15 December 2020


Hope springs from Intergalactic Memorial Carnival

for anthropologist David Graeber (1961 – 2020)

Thousands of people gathered in 250 locations around the world in October to mourn and to celebrate the life of David Rolfe Graeber, the anthropologist, teacher, writer and activist who died suddenly on 2 September.

They wore theatrical masks in homage to the Carnival of Venice that Graeber so loved at an Intergalactic Memorial Carnival (#Carnival4David), organised by his wife Nika Dubrovsky and their friends. Old or young, rich or poor – from scientists to the retired, regardless of political persuasion, everyone anonymous, were united through death, laughing in its face.

‘Care and Freedom!

‘Take care of yourself! Look after each other!
With distance and masks we will soon rediscover
That spring in our step and that old joie de vivre!
But for now we must all be good friends ‘til we leave.

‘So no hugging or kissing – canoodling – no!
This Carnival’s love must find new ways to show
Solidarity, Empathy, Freedom and Care:
We are here, but we’re also most certainly there!

‘In New York and Rojava, Japan and The Zad
And in all points there is joy to be had.
So let’s read and let’s laugh and let’s sing and let’s cry
And we’ll all get to say both hello and goodbye.

‘On this wonderful day as we gather in Care
We say David, your presence is felt everywhere.’

An uninterrupted 12-hour livestream of the carnival – from New York City’s Zuccotti Park (the iconic site of Occupy Wall Street), the ZAD in France and Graeber’s home in London’s Portobello Road; to Rio, Penza prison in Russia and Rojava; Japan, Nairobi and Singapore – that became an international celebration of care and freedom, and a testament to the profound effect Graeber had on people the world over.

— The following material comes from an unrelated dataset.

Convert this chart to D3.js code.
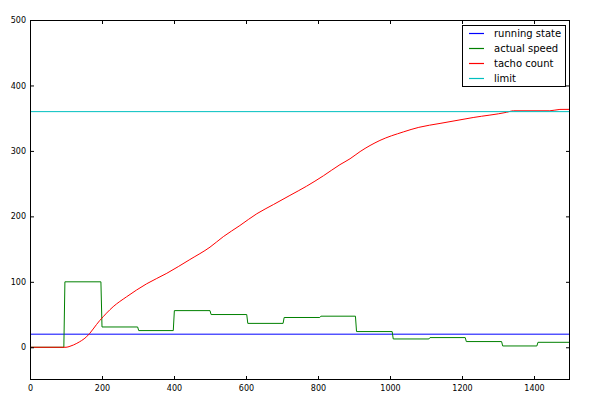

People ate pancakes and drank vodka in Saint Petersburg, trekked in the Czech Republic and listened to Bullshit Jobs playlists in Rennes. They formed an ‘anarchology collective’ in Nagasaki, held a costume party in Zurich and a eulogy in Seoul. They reenacted a roundtable in Galicia, rewired a farmworkers’ radio station in New Jersey, and in Ohio ‘kept him company with laughter and tales of piracy as he travelled between worlds’.

Of the tributes to Graeber on the day, many were by people who knew and loved him, and a great many more were from those who didn’t. One, Jessica Smith, said:

‘I would like to tell him thank you. I would like to let him know that he helped me see a life away from… extraordinary darkness. I am so much freer now and so much of that is thanks to him.’

A collective is now planning an international Museum of Care to embody Graeber’s ideas, and carry his work forward. Rethinking what constitutes art, creativity and social relationships, Museum of Care is a global network of emotional safehouses dedicated to revolutionary kindness and freedom launching in October 2021, and all will be welcome.

On the one year anniversary of the Carnival (11 October 2021), a Museum of Care Visual Assembly will build on the Black Lives Matter protests of 2020 that removed monuments from public squares worldwide. The Assembly will investigate how to rewrite and reassemble the very principles of how we run our communities and rethink what it is to be a museum or an artist. Museum of Care wants to produce spaces for freedom and care rather than monuments because it believes that a person is free when they have the right and possibility to change the rules of public life.

As Graeber’s former teacher, anthropologist Marshall Sahlins of the University of Chicago, wrote:

‘One of David's books is titled Possibilities. It is an apt description of all his work. It is an even better description of his life. Offering unimagined possibilities of freedom was his gift to us.